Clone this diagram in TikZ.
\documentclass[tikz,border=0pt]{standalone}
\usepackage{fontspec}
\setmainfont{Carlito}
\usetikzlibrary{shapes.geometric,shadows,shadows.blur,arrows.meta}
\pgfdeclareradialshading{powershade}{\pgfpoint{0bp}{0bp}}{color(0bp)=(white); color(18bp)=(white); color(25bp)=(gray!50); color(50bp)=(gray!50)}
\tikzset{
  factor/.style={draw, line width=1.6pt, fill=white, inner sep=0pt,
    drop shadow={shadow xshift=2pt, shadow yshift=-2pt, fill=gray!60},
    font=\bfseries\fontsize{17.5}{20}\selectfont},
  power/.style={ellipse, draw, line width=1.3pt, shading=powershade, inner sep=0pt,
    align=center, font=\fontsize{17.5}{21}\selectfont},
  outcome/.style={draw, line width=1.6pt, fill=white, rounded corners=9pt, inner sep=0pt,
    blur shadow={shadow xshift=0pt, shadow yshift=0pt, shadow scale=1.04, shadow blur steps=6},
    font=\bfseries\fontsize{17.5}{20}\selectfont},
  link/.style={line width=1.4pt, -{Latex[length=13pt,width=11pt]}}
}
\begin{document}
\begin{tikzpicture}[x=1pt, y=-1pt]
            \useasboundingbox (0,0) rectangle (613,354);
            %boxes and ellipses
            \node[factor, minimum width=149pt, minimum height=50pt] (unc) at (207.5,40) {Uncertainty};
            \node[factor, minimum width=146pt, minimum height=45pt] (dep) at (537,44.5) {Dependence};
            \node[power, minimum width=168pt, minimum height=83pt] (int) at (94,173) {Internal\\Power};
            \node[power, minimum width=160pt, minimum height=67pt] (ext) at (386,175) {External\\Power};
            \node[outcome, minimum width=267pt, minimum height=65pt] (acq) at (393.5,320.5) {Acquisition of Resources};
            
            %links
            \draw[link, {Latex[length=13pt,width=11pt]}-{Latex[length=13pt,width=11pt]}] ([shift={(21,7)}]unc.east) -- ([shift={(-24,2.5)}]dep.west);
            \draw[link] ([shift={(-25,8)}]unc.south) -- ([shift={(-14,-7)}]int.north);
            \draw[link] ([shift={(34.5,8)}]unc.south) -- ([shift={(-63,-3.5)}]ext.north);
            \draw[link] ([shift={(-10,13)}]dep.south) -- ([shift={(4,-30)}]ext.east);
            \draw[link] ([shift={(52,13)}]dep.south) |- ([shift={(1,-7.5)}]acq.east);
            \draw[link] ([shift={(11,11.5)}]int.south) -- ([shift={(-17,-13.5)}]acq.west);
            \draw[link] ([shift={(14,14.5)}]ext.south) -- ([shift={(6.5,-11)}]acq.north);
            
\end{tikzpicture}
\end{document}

━━━

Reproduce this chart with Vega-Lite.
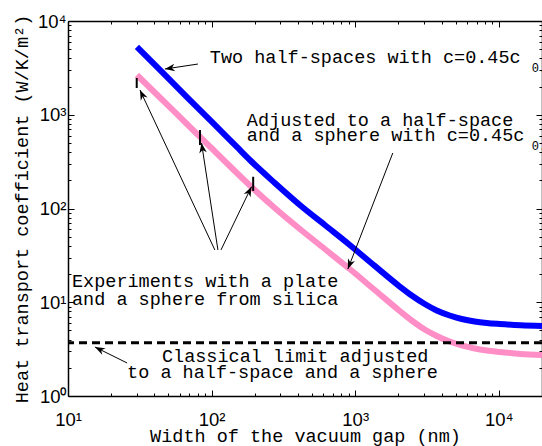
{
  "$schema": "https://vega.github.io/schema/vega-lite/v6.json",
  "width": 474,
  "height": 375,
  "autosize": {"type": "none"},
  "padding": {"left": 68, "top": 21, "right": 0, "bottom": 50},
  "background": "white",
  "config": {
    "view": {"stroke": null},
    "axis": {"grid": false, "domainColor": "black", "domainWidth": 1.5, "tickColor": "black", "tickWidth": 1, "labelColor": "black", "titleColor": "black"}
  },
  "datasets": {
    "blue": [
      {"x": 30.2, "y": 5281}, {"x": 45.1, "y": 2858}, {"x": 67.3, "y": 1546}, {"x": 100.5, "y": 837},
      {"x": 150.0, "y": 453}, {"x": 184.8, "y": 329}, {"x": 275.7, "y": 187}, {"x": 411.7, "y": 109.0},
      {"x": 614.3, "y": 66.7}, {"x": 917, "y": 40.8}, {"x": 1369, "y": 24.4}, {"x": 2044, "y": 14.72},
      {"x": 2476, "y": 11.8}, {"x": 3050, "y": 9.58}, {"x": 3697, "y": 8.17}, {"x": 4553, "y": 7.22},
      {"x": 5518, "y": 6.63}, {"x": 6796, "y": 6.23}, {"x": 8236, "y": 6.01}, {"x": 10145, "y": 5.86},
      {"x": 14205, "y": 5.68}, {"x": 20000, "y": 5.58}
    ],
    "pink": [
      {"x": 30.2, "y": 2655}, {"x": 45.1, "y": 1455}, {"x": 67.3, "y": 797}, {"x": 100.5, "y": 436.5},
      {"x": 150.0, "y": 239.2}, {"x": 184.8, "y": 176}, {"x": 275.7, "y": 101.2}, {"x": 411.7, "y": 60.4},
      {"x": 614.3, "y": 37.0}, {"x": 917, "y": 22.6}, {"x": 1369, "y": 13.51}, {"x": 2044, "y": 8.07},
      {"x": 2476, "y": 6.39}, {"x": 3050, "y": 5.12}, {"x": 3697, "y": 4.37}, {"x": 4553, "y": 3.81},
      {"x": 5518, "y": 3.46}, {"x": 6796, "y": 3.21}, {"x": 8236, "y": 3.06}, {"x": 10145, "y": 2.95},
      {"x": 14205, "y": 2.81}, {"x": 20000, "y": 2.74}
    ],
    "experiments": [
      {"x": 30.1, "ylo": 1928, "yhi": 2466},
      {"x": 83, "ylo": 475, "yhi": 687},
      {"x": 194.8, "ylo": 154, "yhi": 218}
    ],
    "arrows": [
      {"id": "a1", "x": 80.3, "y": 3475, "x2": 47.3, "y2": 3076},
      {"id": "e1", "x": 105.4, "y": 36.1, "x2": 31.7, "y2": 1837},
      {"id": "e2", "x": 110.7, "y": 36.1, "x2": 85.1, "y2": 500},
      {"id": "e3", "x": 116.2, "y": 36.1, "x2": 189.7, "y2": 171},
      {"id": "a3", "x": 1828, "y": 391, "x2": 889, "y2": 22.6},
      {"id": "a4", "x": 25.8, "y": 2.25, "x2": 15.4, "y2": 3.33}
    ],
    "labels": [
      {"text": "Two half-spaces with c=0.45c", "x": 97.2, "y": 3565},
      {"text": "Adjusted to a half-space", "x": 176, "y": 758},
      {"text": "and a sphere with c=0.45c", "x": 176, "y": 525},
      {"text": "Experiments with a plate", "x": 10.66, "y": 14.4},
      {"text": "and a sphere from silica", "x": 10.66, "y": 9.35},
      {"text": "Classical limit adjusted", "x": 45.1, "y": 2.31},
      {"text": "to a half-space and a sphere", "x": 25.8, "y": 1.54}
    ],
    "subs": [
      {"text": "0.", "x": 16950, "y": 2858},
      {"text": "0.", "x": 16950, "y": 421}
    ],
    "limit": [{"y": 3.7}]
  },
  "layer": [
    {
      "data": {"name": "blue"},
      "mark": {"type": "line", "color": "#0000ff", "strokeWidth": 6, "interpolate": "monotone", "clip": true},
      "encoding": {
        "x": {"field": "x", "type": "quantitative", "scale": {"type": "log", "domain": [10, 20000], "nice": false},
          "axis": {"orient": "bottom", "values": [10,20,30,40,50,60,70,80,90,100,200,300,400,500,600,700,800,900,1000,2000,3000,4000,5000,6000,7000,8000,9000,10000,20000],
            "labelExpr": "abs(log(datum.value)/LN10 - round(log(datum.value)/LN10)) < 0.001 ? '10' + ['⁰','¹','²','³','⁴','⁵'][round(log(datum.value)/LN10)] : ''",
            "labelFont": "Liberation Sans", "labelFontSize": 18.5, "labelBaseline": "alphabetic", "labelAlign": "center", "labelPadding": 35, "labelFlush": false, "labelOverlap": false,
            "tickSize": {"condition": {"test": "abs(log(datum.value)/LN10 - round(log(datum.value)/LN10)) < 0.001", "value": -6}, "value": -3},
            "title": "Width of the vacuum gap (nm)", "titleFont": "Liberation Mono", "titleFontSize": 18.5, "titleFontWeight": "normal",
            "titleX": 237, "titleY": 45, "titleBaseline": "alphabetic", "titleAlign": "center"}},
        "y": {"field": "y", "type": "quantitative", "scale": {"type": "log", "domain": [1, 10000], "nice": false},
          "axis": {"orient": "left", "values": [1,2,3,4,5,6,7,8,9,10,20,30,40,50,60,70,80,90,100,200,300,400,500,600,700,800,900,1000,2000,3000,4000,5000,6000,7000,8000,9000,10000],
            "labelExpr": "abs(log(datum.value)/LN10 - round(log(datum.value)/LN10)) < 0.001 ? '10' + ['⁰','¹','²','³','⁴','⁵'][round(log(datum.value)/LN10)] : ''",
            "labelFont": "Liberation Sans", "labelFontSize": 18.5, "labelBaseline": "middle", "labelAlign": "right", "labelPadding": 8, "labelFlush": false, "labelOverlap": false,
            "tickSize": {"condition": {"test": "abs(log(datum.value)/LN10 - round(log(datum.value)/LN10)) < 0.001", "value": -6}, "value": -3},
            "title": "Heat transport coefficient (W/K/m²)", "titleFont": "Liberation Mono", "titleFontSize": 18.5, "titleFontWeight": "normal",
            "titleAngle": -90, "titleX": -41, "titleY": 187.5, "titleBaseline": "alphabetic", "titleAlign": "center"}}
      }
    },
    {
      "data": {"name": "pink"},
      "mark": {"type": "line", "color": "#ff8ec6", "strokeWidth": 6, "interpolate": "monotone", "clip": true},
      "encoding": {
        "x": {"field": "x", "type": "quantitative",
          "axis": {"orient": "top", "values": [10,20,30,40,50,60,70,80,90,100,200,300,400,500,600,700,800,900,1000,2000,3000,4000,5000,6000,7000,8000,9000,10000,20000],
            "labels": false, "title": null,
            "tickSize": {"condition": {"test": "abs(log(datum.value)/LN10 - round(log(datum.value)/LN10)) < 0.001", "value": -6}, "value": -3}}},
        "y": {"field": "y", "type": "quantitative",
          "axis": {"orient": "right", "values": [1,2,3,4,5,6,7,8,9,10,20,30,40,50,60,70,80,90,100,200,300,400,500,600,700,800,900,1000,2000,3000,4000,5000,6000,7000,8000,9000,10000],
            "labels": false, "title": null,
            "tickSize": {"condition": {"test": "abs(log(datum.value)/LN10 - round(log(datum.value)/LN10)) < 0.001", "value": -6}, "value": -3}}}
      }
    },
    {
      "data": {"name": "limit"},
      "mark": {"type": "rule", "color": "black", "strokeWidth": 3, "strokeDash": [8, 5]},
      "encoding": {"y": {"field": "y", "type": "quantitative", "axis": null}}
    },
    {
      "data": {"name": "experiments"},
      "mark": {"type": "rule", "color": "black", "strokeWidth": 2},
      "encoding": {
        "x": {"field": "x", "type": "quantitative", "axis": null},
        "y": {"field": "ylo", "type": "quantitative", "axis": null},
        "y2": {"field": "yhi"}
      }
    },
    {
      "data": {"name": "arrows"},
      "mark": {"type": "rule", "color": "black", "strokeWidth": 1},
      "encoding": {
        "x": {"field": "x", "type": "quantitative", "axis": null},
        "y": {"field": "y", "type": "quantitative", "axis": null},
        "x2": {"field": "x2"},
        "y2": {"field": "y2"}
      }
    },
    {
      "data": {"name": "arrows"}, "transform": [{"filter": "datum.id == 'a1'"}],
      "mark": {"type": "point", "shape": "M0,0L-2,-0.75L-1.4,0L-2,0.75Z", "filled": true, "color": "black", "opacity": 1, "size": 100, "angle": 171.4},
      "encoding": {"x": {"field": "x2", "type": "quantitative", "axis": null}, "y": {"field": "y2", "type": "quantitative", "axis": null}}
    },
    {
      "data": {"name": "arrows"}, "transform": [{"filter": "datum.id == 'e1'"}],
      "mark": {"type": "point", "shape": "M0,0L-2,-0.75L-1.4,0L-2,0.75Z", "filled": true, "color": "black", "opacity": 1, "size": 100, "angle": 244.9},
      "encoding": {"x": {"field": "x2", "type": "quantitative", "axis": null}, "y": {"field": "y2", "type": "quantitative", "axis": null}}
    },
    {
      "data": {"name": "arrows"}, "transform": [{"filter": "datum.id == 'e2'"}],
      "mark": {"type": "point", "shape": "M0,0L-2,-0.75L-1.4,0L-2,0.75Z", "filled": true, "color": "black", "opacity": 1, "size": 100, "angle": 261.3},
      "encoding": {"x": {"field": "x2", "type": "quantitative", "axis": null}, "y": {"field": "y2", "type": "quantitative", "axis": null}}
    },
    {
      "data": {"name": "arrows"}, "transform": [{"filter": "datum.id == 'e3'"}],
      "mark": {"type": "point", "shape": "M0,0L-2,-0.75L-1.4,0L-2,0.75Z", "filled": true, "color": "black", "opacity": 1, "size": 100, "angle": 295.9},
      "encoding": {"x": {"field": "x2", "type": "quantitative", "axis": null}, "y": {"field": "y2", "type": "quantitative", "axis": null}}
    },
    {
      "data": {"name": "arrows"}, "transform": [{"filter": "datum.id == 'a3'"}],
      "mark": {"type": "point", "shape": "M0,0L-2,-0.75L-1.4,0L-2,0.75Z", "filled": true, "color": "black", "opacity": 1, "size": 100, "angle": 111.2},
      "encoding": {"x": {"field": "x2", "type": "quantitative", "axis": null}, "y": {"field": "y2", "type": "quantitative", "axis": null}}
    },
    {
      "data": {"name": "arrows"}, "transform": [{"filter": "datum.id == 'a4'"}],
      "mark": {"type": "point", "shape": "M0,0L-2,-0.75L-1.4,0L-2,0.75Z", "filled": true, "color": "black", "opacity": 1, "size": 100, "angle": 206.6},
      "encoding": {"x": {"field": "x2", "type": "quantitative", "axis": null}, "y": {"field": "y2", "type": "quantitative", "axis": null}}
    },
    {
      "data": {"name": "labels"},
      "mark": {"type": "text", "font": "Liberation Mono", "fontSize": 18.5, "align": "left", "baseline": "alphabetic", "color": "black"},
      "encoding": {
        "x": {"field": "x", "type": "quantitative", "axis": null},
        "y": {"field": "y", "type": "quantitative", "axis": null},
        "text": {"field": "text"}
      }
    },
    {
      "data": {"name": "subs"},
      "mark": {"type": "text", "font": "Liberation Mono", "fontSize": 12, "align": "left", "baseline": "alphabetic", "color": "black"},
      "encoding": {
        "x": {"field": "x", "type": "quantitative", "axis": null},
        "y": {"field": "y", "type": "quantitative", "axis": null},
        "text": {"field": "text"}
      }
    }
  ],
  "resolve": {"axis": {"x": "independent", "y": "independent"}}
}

━━━

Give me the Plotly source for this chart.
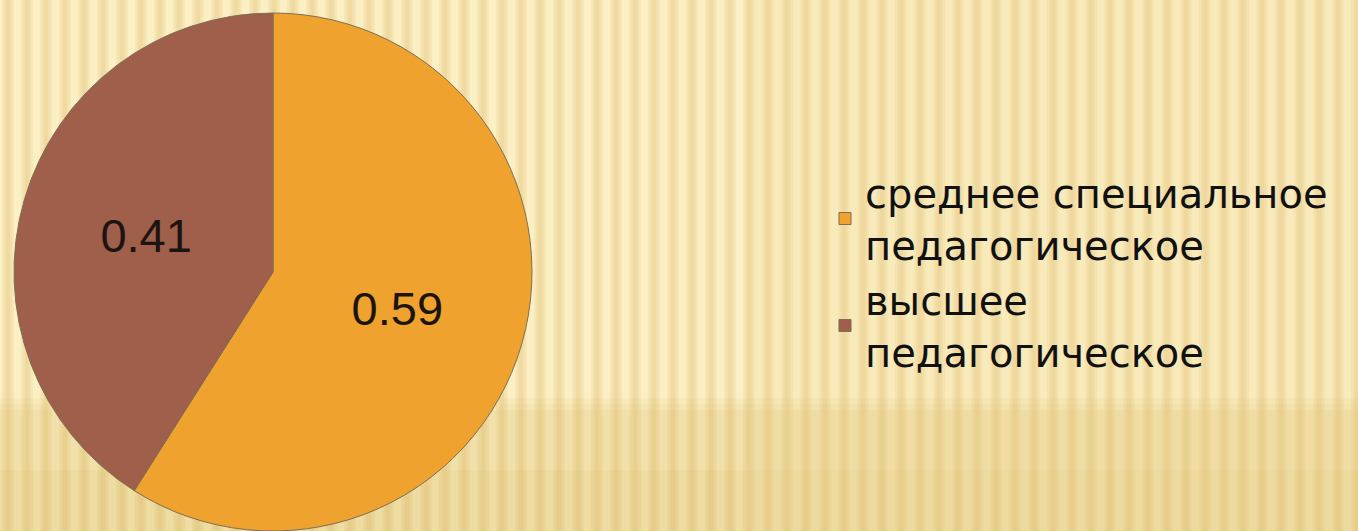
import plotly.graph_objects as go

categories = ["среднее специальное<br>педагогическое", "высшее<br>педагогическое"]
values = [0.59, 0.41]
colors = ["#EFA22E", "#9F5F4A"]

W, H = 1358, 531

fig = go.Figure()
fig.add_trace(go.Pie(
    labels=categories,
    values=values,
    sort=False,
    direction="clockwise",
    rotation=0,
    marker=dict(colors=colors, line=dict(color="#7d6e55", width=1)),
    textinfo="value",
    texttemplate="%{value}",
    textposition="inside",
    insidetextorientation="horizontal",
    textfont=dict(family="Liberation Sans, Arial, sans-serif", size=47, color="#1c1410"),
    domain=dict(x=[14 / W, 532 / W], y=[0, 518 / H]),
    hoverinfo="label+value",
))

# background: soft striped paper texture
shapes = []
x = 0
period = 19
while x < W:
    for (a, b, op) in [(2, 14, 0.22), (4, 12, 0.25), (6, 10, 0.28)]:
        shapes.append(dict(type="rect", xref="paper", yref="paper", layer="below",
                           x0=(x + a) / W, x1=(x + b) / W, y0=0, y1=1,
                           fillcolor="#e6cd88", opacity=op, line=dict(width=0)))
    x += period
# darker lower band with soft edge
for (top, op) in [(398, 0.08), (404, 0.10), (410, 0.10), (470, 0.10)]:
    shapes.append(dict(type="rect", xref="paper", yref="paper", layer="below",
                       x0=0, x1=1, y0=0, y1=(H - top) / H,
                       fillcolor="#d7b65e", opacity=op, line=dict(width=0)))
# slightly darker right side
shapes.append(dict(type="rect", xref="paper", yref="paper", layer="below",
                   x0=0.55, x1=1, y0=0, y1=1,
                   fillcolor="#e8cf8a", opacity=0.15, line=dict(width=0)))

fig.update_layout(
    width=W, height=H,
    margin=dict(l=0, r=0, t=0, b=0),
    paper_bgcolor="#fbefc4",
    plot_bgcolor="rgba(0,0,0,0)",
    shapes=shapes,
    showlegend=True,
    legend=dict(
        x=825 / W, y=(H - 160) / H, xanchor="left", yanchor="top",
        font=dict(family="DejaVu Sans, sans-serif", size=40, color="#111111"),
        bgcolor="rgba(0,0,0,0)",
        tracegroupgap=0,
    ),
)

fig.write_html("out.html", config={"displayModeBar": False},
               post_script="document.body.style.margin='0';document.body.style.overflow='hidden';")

━━━

Job
Only the lines between the one with "Give me the Plotly source for this chart." and the one with "W, H = 1358, 531", those two included, get copied from the material above. Keep it exact and free of pictures.

Full answer
Give me the Plotly source for this chart.
import plotly.graph_objects as go

categories = ["среднее специальное<br>педагогическое", "высшее<br>педагогическое"]
values = [0.59, 0.41]
colors = ["#EFA22E", "#9F5F4A"]

W, H = 1358, 531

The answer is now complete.